Getting repetitive

We have seen that every genome contains a large number of repeats and noted that the Alu repeat recurs around a million times on the human genome. Yet exactly how repetitive is the human genome?

To frame such a vague question mathematically, we first need to make the observation that if the genome were formed by adding nucleobases randomly, with each base having a 1/4 probability of being added at each nucleotide position, then we should expect to see a huge number of different substrings in the genome. Yet (to take a simple case) the genome containing only adenosine and forming the DNA string AAAAAA…AAA has relatively very few distinct substrings.

Now, real genomes are formed by a process that chooses nucleotides somewhere in between these two extreme cases, and so to quantify just how random this process is, we need to take the percentage of distinct substrings appearing in a genome with respect to the maximum possible number of distinct substrings that could appear in a genome of the same length.

Assignment

Given a length $$n$$ string $$s$$ formed over an alphabet $$\mathscr{A}$$ of size $$a$$, let the substring count $$\textrm{sub}(s)$$ denote the total number of distinct substrings of $$s$$. Furthermore, let the maximum substring count $$\textrm{m}(a, n)$$ denote the maximum number of distinct substrings that could appear in a string of length $$n$$ formed over $$\mathscr{A}$$.

The linguistic complexity of $$s$$ (written $$\textrm{lc}(s)$$) is equal to \[ \textrm{lc}(s) = \frac{\textrm{sub}(s)}{\textrm{m}(a, n)} \] In other words, $$\textrm{lc}(s)$$ represents the percentage of observed substrings of $$s$$ to the total number that are theoretically possible. Note that $$0 < \textrm{lc}(s) <1$$, with smaller values of $$\textrm{lc}(s)$$ indicating that $$s$$ is more repetitive.

As an example, consider the DNA string $$s$$ = ATTTGGATT ($$a = 4$$).
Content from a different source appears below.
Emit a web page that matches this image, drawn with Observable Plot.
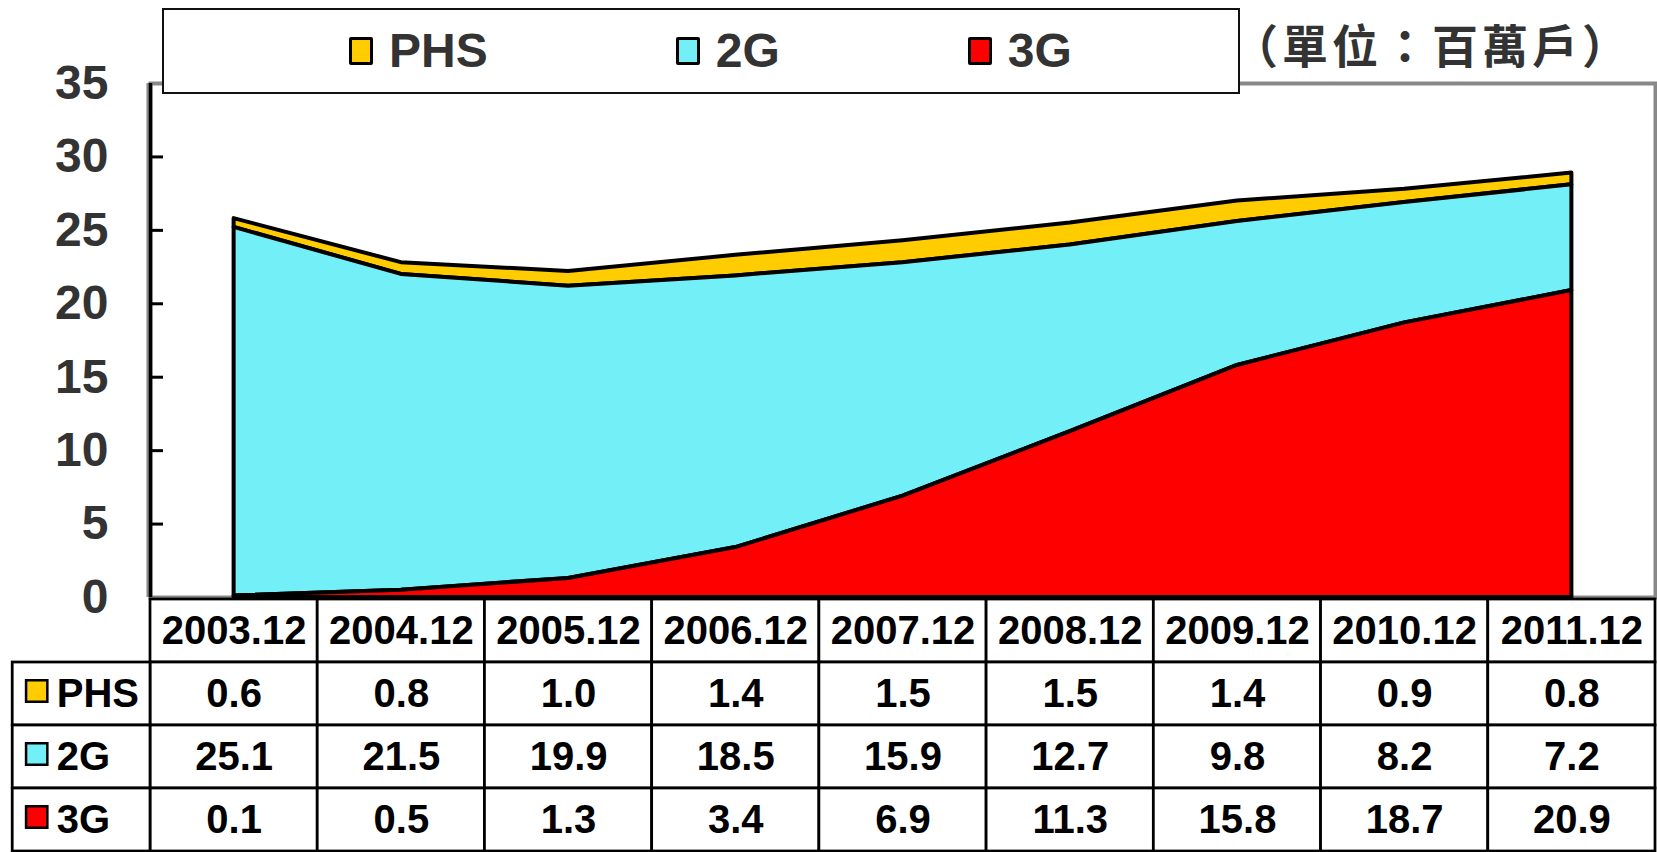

In the following table, we demonstrate that \[ \textrm{lc}(s) = \frac{35}{40} = 0.875 \] by considering the number of observed and possible length $$k$$ substrings of $$s$$, which are denoted by $$\textrm{sub}_k(s)$$ and $$\textrm{m}(a, n, k)$$, respectively.

$$k$$ $$\textrm{sub}_k(s)$$ $$\textrm{m}(a, k, n)$$
1 3 4
2 5 8
3 6 7
4 6 6
5 5 5
6 4 4
7 3 3
8 2 2
9 1 1
total 35 40

Observe that \[ \textrm{m}(a, n) = \sum_{k=1}^n{\textrm{m}(a, n, k)} = 40 \] and \[ \textrm{sub}(s) = \sum_{k=1}^n{\textrm{sub}_k(s)} = 35 \]

Write a function linguisticComplexity that takes an DNA strings $$s$$. The function must return the linguistic complexity $$\textrm{lc}(s)$$.

Example

In the following interactive session, we assume the FASTA file data.fna to be located in the current directory.

>>> linguisticComplexity('ATTTGGATT')
0.875

>>> from Bio import SeqIO
>>> linguisticComplexity(*SeqIO.parse('data.fna', 'fasta'))
0.7481964105905349

Hint

Think about using suffix trees for solving this assignment.